▸ TASK DESCRIPTION
Your task is to repeat the lines from the line with "Give me the matplotlib source for this chart." to the line with "plt.rcParams['font.family'] = ['Liberation", both ends included, and nothing else. Pictures stay out of the copy.

▸ PROVIDED ENTRIES
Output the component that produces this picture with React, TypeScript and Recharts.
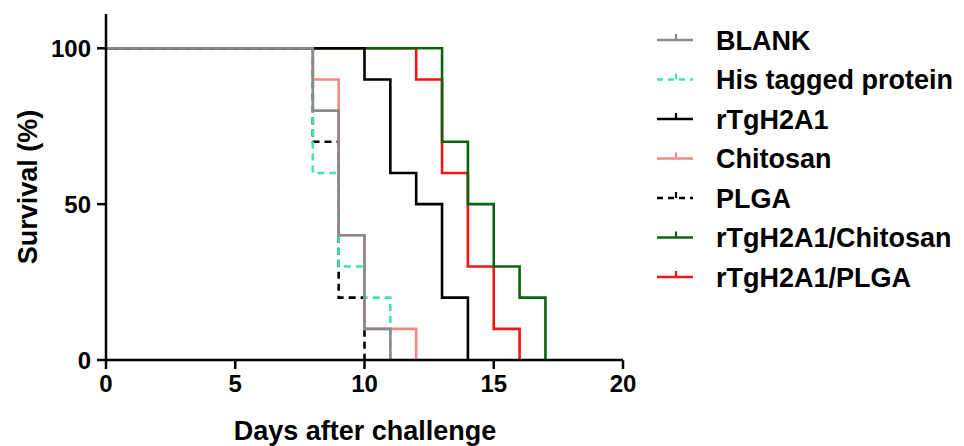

---

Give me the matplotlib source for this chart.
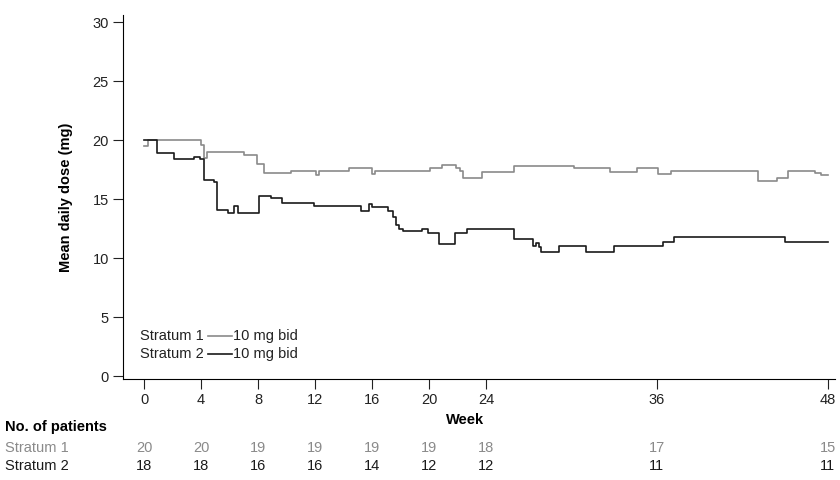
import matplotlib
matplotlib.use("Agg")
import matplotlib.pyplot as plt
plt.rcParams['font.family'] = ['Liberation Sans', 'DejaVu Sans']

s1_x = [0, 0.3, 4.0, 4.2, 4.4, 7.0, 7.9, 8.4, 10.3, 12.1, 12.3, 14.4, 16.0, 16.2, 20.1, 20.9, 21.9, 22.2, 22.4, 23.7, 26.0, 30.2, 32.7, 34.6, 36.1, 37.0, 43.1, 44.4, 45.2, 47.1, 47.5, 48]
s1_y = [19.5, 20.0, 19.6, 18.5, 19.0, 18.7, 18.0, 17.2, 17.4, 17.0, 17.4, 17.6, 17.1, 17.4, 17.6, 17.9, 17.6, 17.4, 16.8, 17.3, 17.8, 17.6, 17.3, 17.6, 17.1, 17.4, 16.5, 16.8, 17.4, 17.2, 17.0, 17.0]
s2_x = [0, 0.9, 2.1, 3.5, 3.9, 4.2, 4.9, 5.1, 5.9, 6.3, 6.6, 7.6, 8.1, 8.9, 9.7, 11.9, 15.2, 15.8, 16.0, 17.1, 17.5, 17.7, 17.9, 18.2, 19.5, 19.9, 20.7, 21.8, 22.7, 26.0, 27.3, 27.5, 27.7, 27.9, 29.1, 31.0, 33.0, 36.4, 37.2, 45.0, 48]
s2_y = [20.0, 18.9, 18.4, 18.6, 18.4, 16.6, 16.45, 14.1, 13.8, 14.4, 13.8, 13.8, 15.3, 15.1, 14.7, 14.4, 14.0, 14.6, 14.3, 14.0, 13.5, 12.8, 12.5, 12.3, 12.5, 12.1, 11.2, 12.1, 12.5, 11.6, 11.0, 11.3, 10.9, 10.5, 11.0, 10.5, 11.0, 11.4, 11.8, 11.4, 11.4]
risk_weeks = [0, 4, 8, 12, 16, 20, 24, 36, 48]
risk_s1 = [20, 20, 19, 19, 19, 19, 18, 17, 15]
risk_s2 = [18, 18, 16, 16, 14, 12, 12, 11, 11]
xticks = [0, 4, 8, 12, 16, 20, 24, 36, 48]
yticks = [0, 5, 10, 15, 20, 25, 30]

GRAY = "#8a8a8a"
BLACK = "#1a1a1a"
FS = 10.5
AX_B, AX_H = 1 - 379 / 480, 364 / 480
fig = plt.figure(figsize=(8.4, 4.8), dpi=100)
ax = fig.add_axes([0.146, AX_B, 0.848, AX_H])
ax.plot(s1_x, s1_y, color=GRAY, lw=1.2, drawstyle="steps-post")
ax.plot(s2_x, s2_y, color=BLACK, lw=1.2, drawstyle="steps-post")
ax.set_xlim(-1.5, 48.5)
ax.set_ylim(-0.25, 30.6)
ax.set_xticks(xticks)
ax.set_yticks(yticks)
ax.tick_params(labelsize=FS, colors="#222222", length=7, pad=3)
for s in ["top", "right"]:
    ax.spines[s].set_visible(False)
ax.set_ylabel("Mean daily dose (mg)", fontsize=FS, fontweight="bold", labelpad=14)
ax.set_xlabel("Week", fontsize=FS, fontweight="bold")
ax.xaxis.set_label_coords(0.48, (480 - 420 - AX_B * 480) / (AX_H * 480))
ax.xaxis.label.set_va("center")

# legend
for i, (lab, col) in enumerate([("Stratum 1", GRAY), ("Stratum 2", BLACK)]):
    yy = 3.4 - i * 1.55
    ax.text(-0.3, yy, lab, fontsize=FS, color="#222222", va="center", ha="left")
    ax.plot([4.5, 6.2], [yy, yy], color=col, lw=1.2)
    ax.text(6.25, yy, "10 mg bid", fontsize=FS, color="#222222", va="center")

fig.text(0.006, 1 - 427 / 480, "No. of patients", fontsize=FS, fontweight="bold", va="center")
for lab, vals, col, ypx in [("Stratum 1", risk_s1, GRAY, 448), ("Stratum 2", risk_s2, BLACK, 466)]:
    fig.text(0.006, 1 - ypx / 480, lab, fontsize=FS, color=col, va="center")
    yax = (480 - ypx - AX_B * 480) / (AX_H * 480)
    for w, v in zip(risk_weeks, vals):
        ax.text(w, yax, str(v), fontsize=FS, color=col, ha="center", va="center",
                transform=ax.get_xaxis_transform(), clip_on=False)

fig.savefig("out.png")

▸ ANSWER TO THE PROBLEM
Give me the matplotlib source for this chart.
import matplotlib
matplotlib.use("Agg")
import matplotlib.pyplot as plt
plt.rcParams['font.family'] = ['Liberation Sans', 'DejaVu Sans']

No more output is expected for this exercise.